Xu Liu, A new approach for performance analysis of OpenMP programs

Slides

The number of hardware threads is growing with each new generation of multicore chips. Programmers must make effective use of these threads to fully exploit emerging parallel platforms. OpenMP is a popular directive-based programming model that helps programmers exploit thread-level parallelism. In this paper, we describe the design and implementation of a novel performance tool for OpenMP. Our tool distinguishes itself from existing OpenMP performance tools in two principal ways. First, we develop a measurement methodology that attributes blame for work and inefficiency back to program contexts. We show how to integrate prior work on measurement methodologies that employ directed and undirected blame shifting and extend the approach to support dynamic thread-level parallelism in both time shared and dedicated environments. Second, we develop a novel deferred context resolution method that supports online attribution of performance metrics to full calling contexts within an OpenMP program execution.
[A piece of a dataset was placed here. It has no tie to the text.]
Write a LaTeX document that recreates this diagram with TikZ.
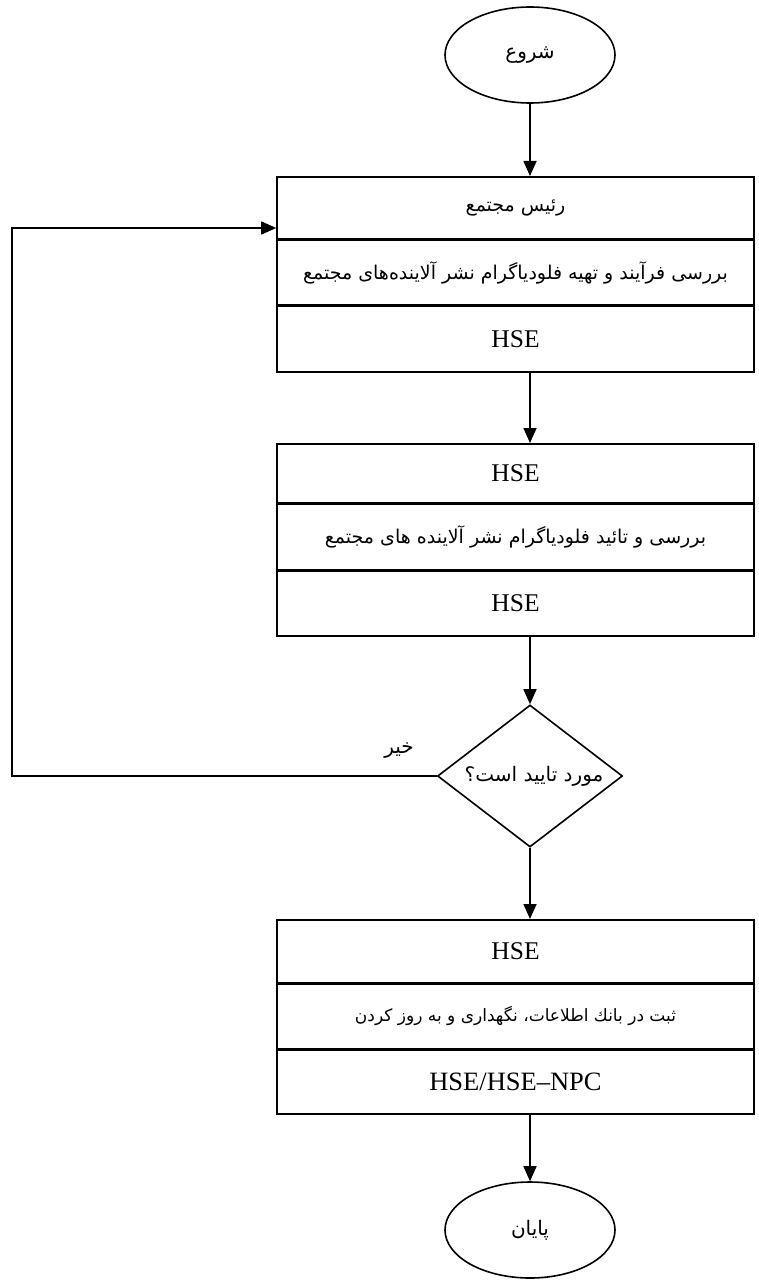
\documentclass[tikz,border=0pt]{standalone}
\usepackage{fontspec}
\setmainfont{Liberation Serif}
\newfontfamily\fa[Script=Arabic]{DejaVu Sans}
\TeXXeTstate=1
\usetikzlibrary{arrows.meta,shapes.geometric}
\newcommand{\fatext}[2][19]{{\fa\fontsize{#1}{23}\selectfont\beginR #2\endR}}
\newcommand{\latext}[1]{{\fontsize{25.5}{30}\selectfont #1}}
\begin{document}
\begin{tikzpicture}[x=1pt,y=-1pt,line width=1.6pt,
  cell/.style={draw, minimum width=477pt, inner sep=0pt, anchor=north},
  term/.style={draw, ellipse, minimum width=170pt, minimum height=96pt, inner sep=0pt},
  decision/.style={draw, diamond, minimum width=185pt, minimum height=142pt, inner sep=0pt},
  arr/.style={-{Triangle[length=15pt,width=13pt]}},
  lbl/.style={inner sep=0pt}]
\useasboundingbox (0,0) rectangle (759,1281);

% start
\node[term] (start) at (530,55) {\fatext[20]{شروع}};

% box 1
\node[cell, minimum height=62pt] (b1a) at (515.5,176) {\fatext{رئیس مجتمع}};
\node[cell, minimum height=64pt] (b1b) at (b1a.south) {\fatext{بررسی فرآیند و تهیه فلودیاگرام نشر آلاینده‌های مجتمع}};
\node[cell, minimum height=66pt] (b1c) at (b1b.south) {\latext{HSE}};

% box 2
\node[cell, minimum height=59pt] (b2a) at (515.5,443) {\latext{HSE}};
\node[cell, minimum height=65pt] (b2b) at (b2a.south) {\fatext{بررسی و تائید فلودیاگرام نشر آلاینده های مجتمع}};
\node[cell, minimum height=65pt] (b2c) at (b2b.south) {\latext{HSE}};

% decision
\node[decision] (dec) at (530,776) {\makebox[0pt]{\hspace{8pt}\fatext[20]{مورد تایید است؟}}};

% box 3
\node[cell, minimum height=63pt] (b3a) at (515.5,919) {\latext{HSE}};
\node[cell, minimum height=64pt] (b3b) at (b3a.south) {\fatext[17]{ثبت در بانك اطلاعات، نگهداری و به روز کردن}};
\node[cell, minimum height=64pt] (b3c) at (b3b.south) {{\fontsize{26.5}{30}\selectfont HSE/HSE–NPC}};

% end
\node[term] (stop) at (530,1230) {\fatext[20]{پایان}};

% connectors
\draw[arr] (start.south) -- (start.south |- b1a.north);
\draw[arr] (start.south |- b1c.south) -- (start.south |- b2a.north);
\draw[arr] (start.south |- b2c.south) -- (dec.north);
\draw[arr] (dec.south) -- (dec.south |- b3a.north);
\draw[arr] (stop.north |- b3c.south) -- (stop.north);

% feedback loop
\coordinate (ret) at (12,228);
\draw[arr] (dec.west) -| (ret) -- (ret -| b1a.west);
\node[lbl] (no) at (399,751) {\fatext[20]{خیر}};
\end{tikzpicture}
\end{document}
This approach enables us to collect compact call path profiles for OpenMP program executions without the need for traces. Support for our approach is an integral part of an emerging standard performance tool application programming interface for OpenMP. We demonstrate the effectiveness of our approach by applying our tool to analyze four well-known application benchmarks that cover the spectrum of OpenMP features. In case studies with these benchmarks, we apply insights gleaned from our tool to improve the implementations, leading to performance improvements ranging from 8%–82%.